WORK REQUIRED. Copy out the listing that follows, exact in every word, and skip the images.

RECORDS FOR THE EXERCISE.

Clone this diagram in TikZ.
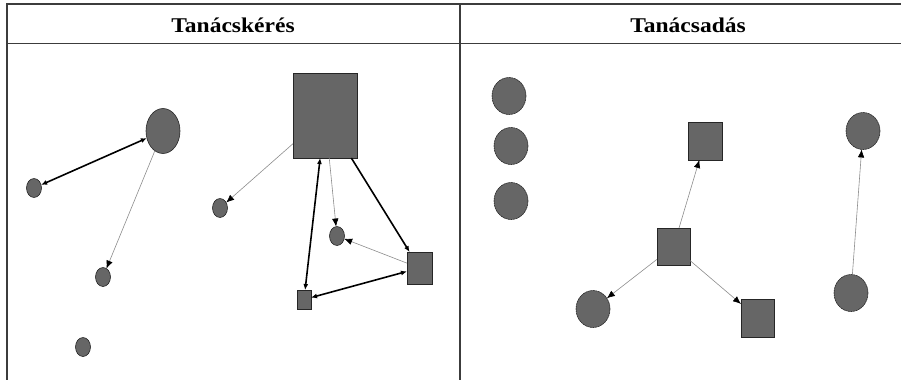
\documentclass[tikz,border=0pt]{standalone}
\usepackage{fontspec}
\newfontfamily\hdrfont[FakeStretch=1.12]{Liberation Serif}
\usetikzlibrary{shapes.geometric,arrows.meta}
\definecolor{ndfill}{RGB}{102,102,102}
\definecolor{rule}{RGB}{60,60,60}
\definecolor{thinln}{RGB}{140,140,140}
\begin{document}
\begin{tikzpicture}[x=1pt,y=-1pt,
  nd/.style={draw=black!85,fill=ndfill,line width=0.6pt,inner sep=0pt,outer sep=0pt},
  smc/.style={nd,ellipse,minimum width=15pt,minimum height=19pt},
  bigc/.style={nd,ellipse,minimum width=34pt,minimum height=45pt},
  dc/.style={nd,ellipse,dashed,dash pattern=on 2pt off 0.6pt,minimum width=34pt,minimum height=37pt},
  thk/.style={line width=1.6pt,black,{Latex[length=6pt,width=5pt]}-{Latex[length=6pt,width=5pt]}},
  thka/.style={line width=1.6pt,black,-{Latex[length=6pt,width=5pt]}},
  thn/.style={line width=0.6pt,thinln,-{Latex[length=8pt,width=6.5pt,black]}},
  hdr/.style={font=\hdrfont\bfseries\fontsize{21}{24}\selectfont,inner sep=0pt,anchor=base},
  tab/.style={draw=rule,line width=1.8pt}]
\useasboundingbox (0,0) rectangle (901,380);
% table rules
\draw[tab] (6,4) -- (901,4);
\draw[tab] (6,43.5) -- (901,43.5);
\draw[tab] (7,3) -- (7,380);
\draw[tab] (460,3) -- (460,380);
\node[hdr] (h1) at (233,32.5) {Tanácskérés};
\node[hdr] (h2) at (688,32.5) {Tanácsadás};
% left panel nodes
\node[bigc] (bc) at (163,131) {};
\node[smc] (c1) at (34,188) {};
\node[smc] (c2) at (103,277) {};
\node[smc] (c3) at (83,347) {};
\node[smc] (c4) at (220,208) {};
\node[smc] (c5) at (337,236) {};
\node[nd,minimum width=64pt,minimum height=85pt] (R) at (325,115.5) {};
\node[nd,minimum width=25pt,minimum height=32pt] (Q) at (419.5,268) {};
\node[nd,minimum width=14pt,minimum height=19pt] (S) at (304,299.5) {};
% left panel edges
\draw[thk] (c1) -- (bc);
\draw[thn] (bc) -- (c2);
\draw[thn] (R) -- (c4);
\draw[thk] (R) -- (S);
\draw[thn] (R) -- (c5);
\draw[thka] (R) -- (Q);
\draw[thn] (Q) -- (c5);
\draw[thk] (Q) -- (S);
% right panel nodes
\node[dc] (L1) at (509,96) {};
\node[dc] (L2) at (511,146) {};
\node[dc] (L3) at (511,201) {};
\node[nd,minimum width=34pt,minimum height=38pt] (T) at (705,141) {};
\node[nd,minimum width=33pt,minimum height=37pt] (C) at (673.5,246.5) {};
\node[dc] (B) at (593,309) {};
\node[nd,minimum width=33pt,minimum height=38pt] (D) at (757.5,318) {};
\node[dc] (E) at (863,131) {};
\node[dc] (F) at (851,293) {};
% right panel edges
\draw[thn] (C) -- (T);
\draw[thn] (C) -- (B);
\draw[thn] (C) -- (D);
\draw[thn] (F) -- (E);
\end{tikzpicture}
\end{document}
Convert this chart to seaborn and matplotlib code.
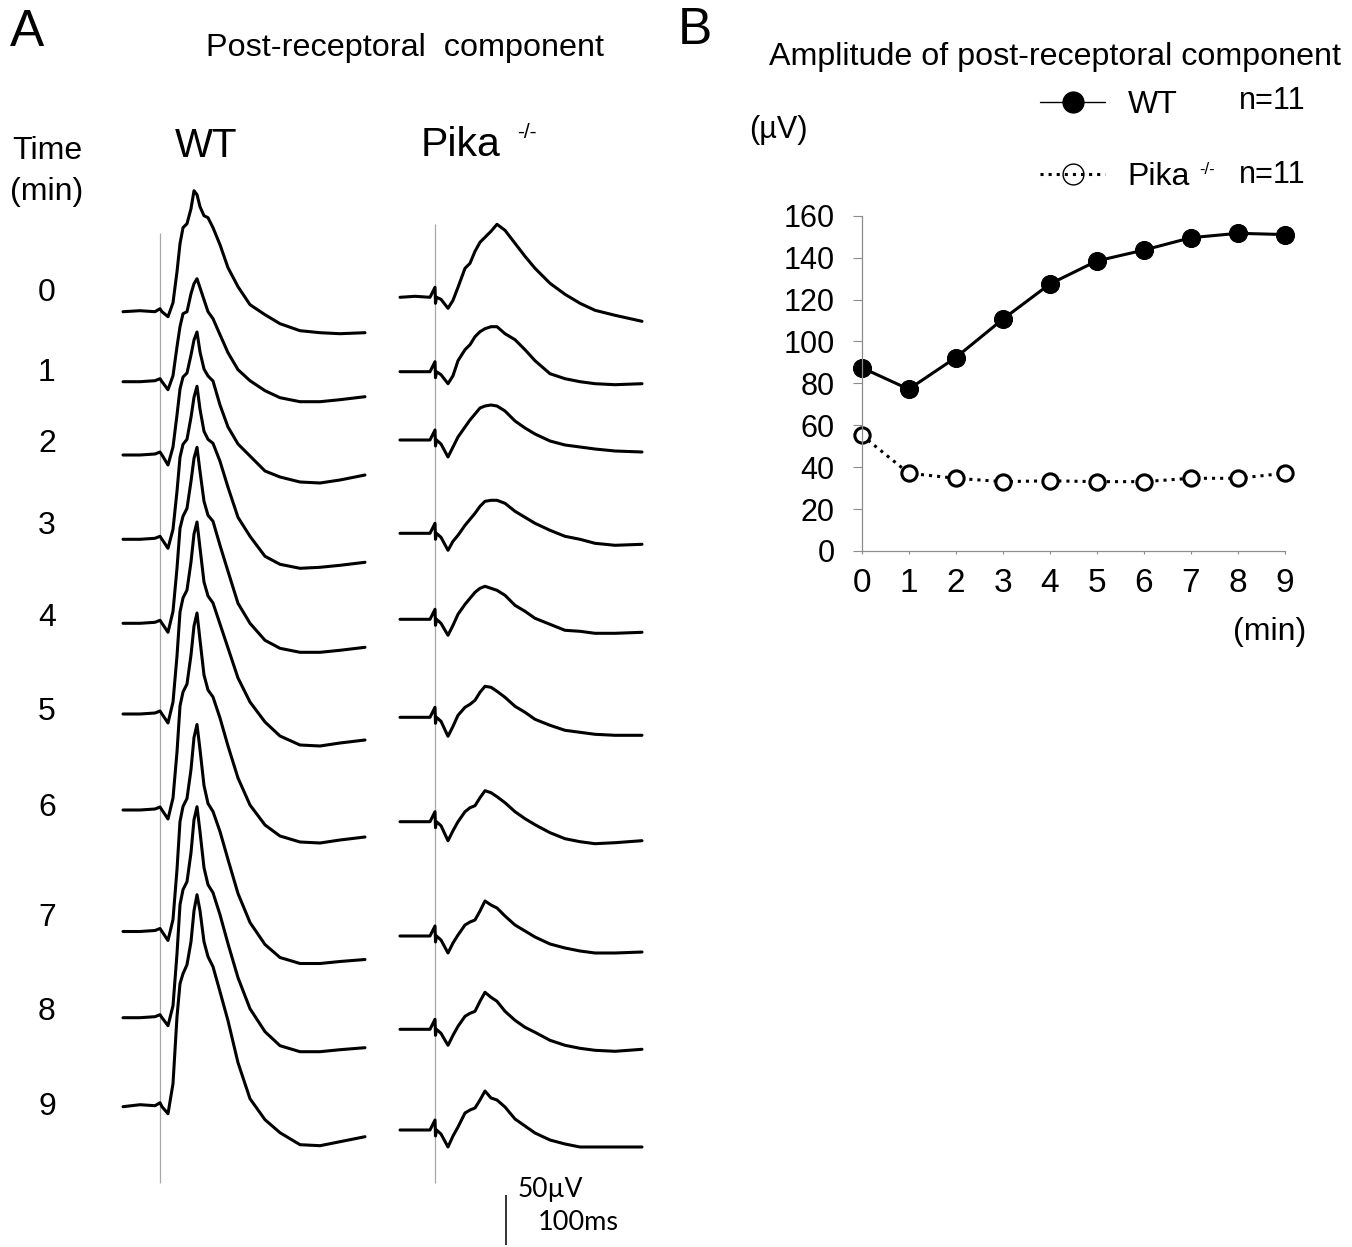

EXPECTED ANSWER.
Clone this diagram in TikZ.
\documentclass[tikz,border=0pt]{standalone}
\usepackage{fontspec}
\newfontfamily\hdrfont[FakeStretch=1.12]{Liberation Serif}
\usetikzlibrary{shapes.geometric,arrows.meta}
\definecolor{ndfill}{RGB}{102,102,102}
\definecolor{rule}{RGB}{60,60,60}
\definecolor{thinln}{RGB}{140,140,140}
\begin{document}
\begin{tikzpicture}[x=1pt,y=-1pt,
  nd/.style={draw=black!85,fill=ndfill,line width=0.6pt,inner sep=0pt,outer sep=0pt},
  smc/.style={nd,ellipse,minimum width=15pt,minimum height=19pt},
  bigc/.style={nd,ellipse,minimum width=34pt,minimum height=45pt},
  dc/.style={nd,ellipse,dashed,dash pattern=on 2pt off 0.6pt,minimum width=34pt,minimum height=37pt},
  thk/.style={line width=1.6pt,black,{Latex[length=6pt,width=5pt]}-{Latex[length=6pt,width=5pt]}},
  thka/.style={line width=1.6pt,black,-{Latex[length=6pt,width=5pt]}},
  thn/.style={line width=0.6pt,thinln,-{Latex[length=8pt,width=6.5pt,black]}},
  hdr/.style={font=\hdrfont\bfseries\fontsize{21}{24}\selectfont,inner sep=0pt,anchor=base},
  tab/.style={draw=rule,line width=1.8pt}]
\useasboundingbox (0,0) rectangle (901,380);
% table rules
\draw[tab] (6,4) -- (901,4);
\draw[tab] (6,43.5) -- (901,43.5);
\draw[tab] (7,3) -- (7,380);
\draw[tab] (460,3) -- (460,380);
\node[hdr] (h1) at (233,32.5) {Tanácskérés};
\node[hdr] (h2) at (688,32.5) {Tanácsadás};
% left panel nodes
\node[bigc] (bc) at (163,131) {};
\node[smc] (c1) at (34,188) {};
\node[smc] (c2) at (103,277) {};
\node[smc] (c3) at (83,347) {};
\node[smc] (c4) at (220,208) {};
\node[smc] (c5) at (337,236) {};
\node[nd,minimum width=64pt,minimum height=85pt] (R) at (325,115.5) {};
\node[nd,minimum width=25pt,minimum height=32pt] (Q) at (419.5,268) {};
\node[nd,minimum width=14pt,minimum height=19pt] (S) at (304,299.5) {};
% left panel edges
\draw[thk] (c1) -- (bc);
\draw[thn] (bc) -- (c2);
\draw[thn] (R) -- (c4);
\draw[thk] (R) -- (S);
\draw[thn] (R) -- (c5);
\draw[thka] (R) -- (Q);
\draw[thn] (Q) -- (c5);
\draw[thk] (Q) -- (S);
% right panel nodes
\node[dc] (L1) at (509,96) {};
\node[dc] (L2) at (511,146) {};
\node[dc] (L3) at (511,201) {};
\node[nd,minimum width=34pt,minimum height=38pt] (T) at (705,141) {};
\node[nd,minimum width=33pt,minimum height=37pt] (C) at (673.5,246.5) {};
\node[dc] (B) at (593,309) {};
\node[nd,minimum width=33pt,minimum height=38pt] (D) at (757.5,318) {};
\node[dc] (E) at (863,131) {};
\node[dc] (F) at (851,293) {};
% right panel edges
\draw[thn] (C) -- (T);
\draw[thn] (C) -- (B);
\draw[thn] (C) -- (D);
\draw[thn] (F) -- (E);
\end{tikzpicture}
\end{document}
Convert this chart to seaborn and matplotlib code.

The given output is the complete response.